Listen to the silence.
Listen to the noise.
Listen to the birds chirp, the clock tick, the babies giggle, and the wind blow.
Oh! You can’t hear those sounds? Why not? Are you too busy talking?
How many times do we stop our own voice and listen to another’s? Yeah, that’s what I thought. How many times do we wait — as patiently as we can — for the other person to pause (even for a microsecond) so we can just
jump right in with our own stuff?
We weren’t listening . . . we were waiting. Not the same thing at all.
A couple of years ago I went out on a first (and last) date with a guy who was maybe full of himself or maybe just nervous; I never determined exactly. Maybe a third option existed. Maybe even a fourth. We had talked on the phone the day before, and for about 30 minutes, all he did was talk. Seriously.
He talked about himself for 30 minutes straight.
Well, not so good, but I thought we at least made a tiny connection, and he offered to take me to lunch the next day. He also offered to drive about 30 minutes to go to a restaurant near my home, one he’d gone to before and enjoyed.
So, OK. I figured I’d give him a chance. But I also heard that little voice in my head saying, “Watch out. He’s probably gonna talk your ears off again.”
That little voice knew something.
I watched him get out of his very nice car, look me up and down, sort of smile, and then launch back into the “talk till I drop” mode. I think he picked up where he had left off the day before. He had to stop when we got to the front reception desk to give his name, and while we were walking to our table, but then he started up again.
He talked pretty much nonstop for the next 90 minutes.
Did he ask me any questions or exhibit any interest in me at all? Sort of. You see my headline above, right? Yeah, about like that. He hijacked every point I made, each time showing me his version of things for five or ten minutes. It was just easier for me to nod, eat, and plot my escape.
Oh, did I mention he made almost no eye contact?

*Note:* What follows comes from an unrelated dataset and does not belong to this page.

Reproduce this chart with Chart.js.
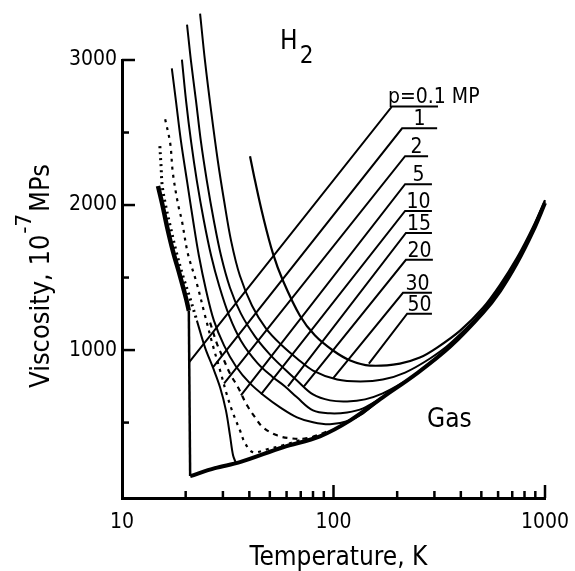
<!DOCTYPE html>
<html>
<head>
<meta charset="utf-8">
<script src="https://cdn.jsdelivr.net/npm/chart.js@4.4.1/dist/chart.umd.min.js"></script>
<style>
  html, body { margin: 0; padding: 0; background: #fff; }
  canvas { display: block; }
</style>
</head>
<body>
<canvas id="viscosityChart" width="575" height="571"></canvas>
<script>
// H2 viscosity isobars: T in K, viscosity in 1e-7 MPs

// p = 0.1 MPa: liquid branch (thick), the drop at boiling, then the gas curve
const p01LiquidT = [14.8, 15.5, 16.3, 17.4, 18.8, 20.1, 20.7];
const p01LiquidV = [2131, 2007, 1856, 1684, 1512, 1354, 1271];
const p01DropT = [20.7, 21.0];
const p01DropV = [1271, 131];
const gasT = [21.0, 27.5, 36.1, 57.7, 86.3, 120, 171, 248, 356, 509, 613, 737, 878, 1000];
const gasV = [131, 186, 227, 330, 405, 515, 674, 839, 1024, 1258, 1409, 1601, 1821, 2014];

// p = 1 MPa: dotted liquid part, then the solid saturated part
const p1DotT = [15.1, 15.3, 15.5, 16.1, 16.9, 18.0, 19.4, 21.0, 22.6];
const p1DotV = [2406, 2268, 2131, 1993, 1856, 1684, 1512, 1354, 1203];
const p1T = [22.6, 24.7, 26.9, 29.1, 31.0, 32.4, 33.5, 34.6];
const p1V = [1203, 1017, 880, 742, 584, 412, 275, 220];

// p = 2 and 5 MPa (dashed)
const p2T = [16.0, 16.9, 17.4, 18.4, 19.2, 20.5, 22.6, 24.7, 26.9, 29.1, 31.4, 33.5, 36.1, 38.2, 41.6, 48.5, 57.7, 69.4, 86.3];
const p2V = [2591, 2426, 2220, 2007, 1890, 1663, 1457, 1237, 1031, 859, 687, 564, 447, 357, 296, 316, 344, 378, 412];
const p5T = [26.1, 28.1, 30.0, 32.4, 35.4, 39.0, 42.6, 46.4, 54.1, 62.3, 75.0, 96.3];
const p5V = [1189, 1045, 948, 838, 742, 619, 536, 467, 412, 392, 392, 445];

// p = 10 ... 50 MPa (solid)
const p10T = [17.2, 18.0, 19.0, 20.3, 21.7, 23.1, 25.0, 27.2, 30.4, 34.6, 40.3, 47.5, 55.9, 67.2, 80.0, 96.3, 116, 138, 171];
const p10V = [2942, 2715, 2440, 2165, 1890, 1650, 1409, 1203, 1031, 887, 770, 680, 605, 536, 502, 488, 509, 564, 675];
const p15T = [19.2, 20.1, 21.2, 22.6, 24.4, 26.4, 28.8, 32.1, 36.5, 43.5, 51.2, 59.0, 67.2, 80.0, 96.3, 116, 138, 171];
const p15V = [3003, 2715, 2440, 2165, 1890, 1650, 1443, 1237, 1065, 914, 818, 749, 674, 584, 564, 570, 598, 675];
const p20T = [20.3, 21.2, 22.4, 23.6, 25.2, 27.2, 29.4, 32.4, 36.5, 42.6, 50.1, 59.0, 67.2, 80.0, 96.3, 116, 141, 171, 218];
const p20V = [3244, 2990, 2715, 2440, 2165, 1890, 1650, 1430, 1251, 1093, 969, 866, 790, 694, 653, 646, 660, 701, 784];
const p30T = [23.4, 24.7, 26.4, 28.4, 30.4, 32.8, 36.1, 41.2, 48.0, 57.1, 67.2, 80.0, 104, 134, 171, 218, 286, 356, 509, 737, 1000];
const p30V = [3320, 2990, 2646, 2302, 2028, 1753, 1512, 1306, 1148, 1031, 942, 859, 797, 784, 797, 845, 942, 1045, 1275, 1618, 2024];
const p50T = [40.3, 42.6, 46.4, 51.8, 57.7, 69.4, 81.8, 99.5, 120, 149, 206, 256, 309, 397, 509, 613, 737, 878, 1000];
const p50V = [2337, 2165, 1924, 1663, 1478, 1237, 1100, 997, 928, 893, 907, 948, 1017, 1134, 1292, 1450, 1636, 1849, 2034];

// pressure labels with their underline and leader line
const pressureLabels = ["p=0.1 MP", "1", "2", "5", "10", "15", "20", "30", "50"];
const leaderEndT = [20.7, 26.9, 30.4, 36.5, 45.4, 60.9, 72.5, 99.5, 147];
const leaderEndV = [914, 880, 770, 687, 694, 749, 749, 804, 907];
const underlineLeftT = [189, 211, 218, 218, 218, 220, 220, 213, 223];
const underlineRightT = [312, 309, 280, 292, 292, 292, 295, 292, 292];
const underlineV = [2680, 2529, 2337, 2144, 1959, 1808, 1622, 1395, 1251];

// axis ticks
const xTickLabels = [10, 100, 1000];
const xMajorTicks = [100, 1000];
const xMinorTicks = [20, 30, 40, 50, 60, 70, 80, 90, 200, 300, 400, 500, 600, 700, 800, 900];
const yTicks = [1000, 2000, 3000];
const yMinorTicks = [500, 1500, 2500];

const FONT_FAMILY = "'DejaVu Sans Condensed', 'DejaVu Sans', sans-serif";
const INK = "#000";

function toPoints(ts, vs) {
  return ts.map((t, i) => ({ x: t, y: vs[i] }));
}

function curve(ts, vs, width, dash, tension = 0.35) {
  return {
    data: toPoints(ts, vs),
    borderColor: INK,
    borderWidth: width,
    borderDash: dash || [],
    pointRadius: 0,
    fill: false,
    clip: false,
    tension,
  };
}

function leaderDatasets() {
  return pressureLabels.map((label, i) => ({
    data: [
      { x: leaderEndT[i], y: leaderEndV[i] },
      { x: underlineLeftT[i], y: underlineV[i] },
      { x: underlineRightT[i], y: underlineV[i] },
    ],
    borderColor: INK,
    borderWidth: 2,
    pointRadius: 0,
    fill: false,
    clip: false,
    tension: 0,
  }));
}

const decorations = {
  id: "decorations",
  afterDatasetsDraw(chart) {
    const { ctx, chartArea, scales } = chart;
    const xs = scales.x;
    const ys = scales.y;
    ctx.save();
    ctx.strokeStyle = INK;
    ctx.fillStyle = INK;
    ctx.lineWidth = 2.5;

    // tick marks point into the plot
    const tick = (px, py, dx, dy) => {
      ctx.beginPath();
      ctx.moveTo(px, py);
      ctx.lineTo(px + dx, py + dy);
      ctx.stroke();
    };
    xMinorTicks.forEach((v) => tick(xs.getPixelForValue(v), chartArea.bottom, 0, -7));
    xMajorTicks.forEach((v) => tick(xs.getPixelForValue(v), chartArea.bottom, 0, -13));
    yMinorTicks.forEach((v) => tick(chartArea.left, ys.getPixelForValue(v), 7, 0));
    yTicks.forEach((v) => tick(chartArea.left, ys.getPixelForValue(v), 13, 0));

    // pressure labels sit on their underlines
    ctx.font = `21px ${FONT_FAMILY}`;
    ctx.textBaseline = "alphabetic";
    pressureLabels.forEach((label, i) => {
      const left = xs.getPixelForValue(underlineLeftT[i]);
      const right = xs.getPixelForValue(underlineRightT[i]);
      const base = ys.getPixelForValue(underlineV[i]) - 3;
      if (i === 0) {
        ctx.textAlign = "left";
        ctx.fillText(label, left - 4, base);
      } else {
        ctx.textAlign = "center";
        ctx.fillText(label, (left + right) / 2, base);
      }
    });

    // "Gas" region note and H2 title
    ctx.textAlign = "left";
    ctx.font = `26px ${FONT_FAMILY}`;
    ctx.fillText("Gas", xs.getPixelForValue(277), ys.getPixelForValue(467));
    const hx = xs.getPixelForValue(55.9);
    const hy = ys.getPixelForValue(3079);
    ctx.fillText("H", hx, hy);
    const hw = ctx.measureText("H").width;
    ctx.font = `24px ${FONT_FAMILY}`;
    ctx.fillText("2", hx + hw + 2, hy + 14);

    // axis titles
    ctx.font = `26px ${FONT_FAMILY}`;
    ctx.textAlign = "center";
    ctx.fillText("Temperature, K", (chartArea.left + chartArea.right) / 2 + 5, chartArea.bottom + 67);

    const mainText = "Viscosity, 10";
    const supText = "-7";
    const unitText = "MPs";
    ctx.font = `27px ${FONT_FAMILY}`;
    const w1 = ctx.measureText(mainText).width;
    const w3 = ctx.measureText(unitText).width;
    ctx.font = `22px ${FONT_FAMILY}`;
    const w2 = ctx.measureText(supText).width;
    const total = w1 + w2 + w3 + 3;
    ctx.translate(chartArea.left - 73, (chartArea.top + chartArea.bottom) / 2 + total / 2 - 3);
    ctx.rotate(-Math.PI / 2);
    ctx.textAlign = "left";
    ctx.font = `27px ${FONT_FAMILY}`;
    ctx.fillText(mainText, 0, 0);
    ctx.font = `22px ${FONT_FAMILY}`;
    ctx.fillText(supText, w1 + 1, -18);
    ctx.font = `27px ${FONT_FAMILY}`;
    ctx.fillText(unitText, w1 + w2 + 3, 0);
    ctx.restore();
  },
};

const datasets = [
  ...leaderDatasets(),
  curve(p01LiquidT, p01LiquidV, 4.5),
  curve(p01DropT, p01DropV, 2.5, [], 0),
  curve(gasT, gasV, 4),
  curve(p1DotT, p1DotV, 3, [2, 4]),
  curve(p1T, p1V, 2),
  curve(p2T, p2V, 2.2, [3, 5]),
  curve(p5T, p5V, 2.2, [5, 5]),
  curve(p10T, p10V, 2),
  curve(p15T, p15V, 2),
  curve(p20T, p20V, 2),
  curve(p30T, p30V, 2),
  curve(p50T, p50V, 2.2),
];

new Chart(document.getElementById("viscosityChart"), {
  type: "line",
  data: { datasets },
  options: {
    responsive: false,
    animation: false,
    devicePixelRatio: 1,
    layout: { padding: { left: 0, right: 30, top: 60, bottom: 0 } },
    plugins: { legend: { display: false }, tooltip: { enabled: false } },
    scales: {
      x: {
        type: "logarithmic",
        min: 10,
        max: 1000,
        afterBuildTicks: (scale) => {
          scale.ticks = xTickLabels.map((v) => ({ value: v }));
        },
        afterFit: (scale) => {
          scale.height = 73;
          scale.paddingLeft = 0;
          scale.paddingRight = 0;
        },
        grid: { display: false, drawTicks: false },
        border: { display: true, color: INK, width: 3 },
        ticks: {
          color: INK,
          font: { family: FONT_FAMILY, size: 21 },
          padding: 12,
          maxRotation: 0,
          autoSkip: false,
          callback: (value) => String(value),
        },
      },
      y: {
        type: "linear",
        min: -20,
        max: 3000,
        afterBuildTicks: (scale) => {
          scale.ticks = yTicks.map((v) => ({ value: v }));
        },
        afterFit: (scale) => {
          scale.width = 122;
          scale.paddingTop = 0;
          scale.paddingBottom = 0;
        },
        grid: { display: false, drawTicks: false },
        border: { display: true, color: INK, width: 3 },
        ticks: {
          color: INK,
          font: { family: FONT_FAMILY, size: 21 },
          padding: 5,
          callback: (value) => String(value),
        },
      },
    },
  },
  plugins: [decorations],
});
</script>
</body>
</html>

And that the one thing he focused on with me was my rotten marketing efforts for my own business?
You know you can’t make this stuff up, right?

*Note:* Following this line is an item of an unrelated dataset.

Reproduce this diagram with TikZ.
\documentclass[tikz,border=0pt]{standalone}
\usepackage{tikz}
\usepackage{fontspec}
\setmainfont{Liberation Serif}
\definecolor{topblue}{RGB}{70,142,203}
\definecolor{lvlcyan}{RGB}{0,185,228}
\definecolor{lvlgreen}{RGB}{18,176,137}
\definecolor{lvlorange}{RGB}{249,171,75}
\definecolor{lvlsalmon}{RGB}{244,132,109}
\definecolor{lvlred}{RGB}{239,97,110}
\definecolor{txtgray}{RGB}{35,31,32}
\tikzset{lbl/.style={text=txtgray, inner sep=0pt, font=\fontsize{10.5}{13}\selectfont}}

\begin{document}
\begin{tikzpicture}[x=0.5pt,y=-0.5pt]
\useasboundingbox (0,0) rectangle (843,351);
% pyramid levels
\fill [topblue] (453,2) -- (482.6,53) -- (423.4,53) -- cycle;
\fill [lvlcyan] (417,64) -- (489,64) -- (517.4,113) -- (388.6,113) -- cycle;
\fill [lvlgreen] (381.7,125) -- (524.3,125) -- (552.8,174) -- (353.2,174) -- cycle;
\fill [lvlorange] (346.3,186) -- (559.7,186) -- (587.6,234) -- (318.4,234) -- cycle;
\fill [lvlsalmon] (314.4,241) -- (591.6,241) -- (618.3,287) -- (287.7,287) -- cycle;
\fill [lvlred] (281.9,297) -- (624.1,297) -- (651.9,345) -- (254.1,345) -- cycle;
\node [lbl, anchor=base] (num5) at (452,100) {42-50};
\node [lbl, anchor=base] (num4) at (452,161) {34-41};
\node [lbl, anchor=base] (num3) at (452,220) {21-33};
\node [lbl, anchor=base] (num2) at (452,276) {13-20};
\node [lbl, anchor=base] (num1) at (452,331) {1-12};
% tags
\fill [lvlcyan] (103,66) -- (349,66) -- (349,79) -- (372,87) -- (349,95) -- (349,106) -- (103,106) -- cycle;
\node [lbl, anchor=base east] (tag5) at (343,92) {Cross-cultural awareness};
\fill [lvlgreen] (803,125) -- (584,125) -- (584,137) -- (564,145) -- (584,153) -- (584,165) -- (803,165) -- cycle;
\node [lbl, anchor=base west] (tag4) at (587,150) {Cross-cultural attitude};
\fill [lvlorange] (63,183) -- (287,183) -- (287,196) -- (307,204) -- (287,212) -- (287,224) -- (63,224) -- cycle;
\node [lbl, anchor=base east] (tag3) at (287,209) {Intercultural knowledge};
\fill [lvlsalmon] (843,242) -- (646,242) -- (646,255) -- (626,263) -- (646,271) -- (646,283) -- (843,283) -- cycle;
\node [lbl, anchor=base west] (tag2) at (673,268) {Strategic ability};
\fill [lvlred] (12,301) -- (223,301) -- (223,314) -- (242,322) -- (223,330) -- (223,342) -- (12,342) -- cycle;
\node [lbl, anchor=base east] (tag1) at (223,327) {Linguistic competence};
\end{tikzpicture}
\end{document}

Reality: When we talk about ourselves nonstop, no matter the situation, we turn almost everyone else off. We can come across as anything from arrogant to clueless. Sometimes we get the other person so upset we don’t recover the relationship, whatever it was or might have been. Sometimes, when we’re talking to a prospective client, we lose a sale.
And this post, which I first published in June 2015, was originally sparked by a story written by Bob Musial. Then, a few days ago, Larry Boyer, a beBee Brand Ambassador, wrote one along these lines, which prompted me to find my original one, dust it off, and republish it for those who never saw it.
I do listen more carefully to that little voice in my head these days; it is mine, after all. I also talk a little less and listen a lot more to others, as you can see from my recent post on “Premature Solicitation.”
So the burning questions for you, my readers: What does listening mean to you? How do you quiet your own voice? Do you have a great story that makes this point, too? I would love to see it and share it with my network. Let’s continue to learn from each other’s goofs and triumphs!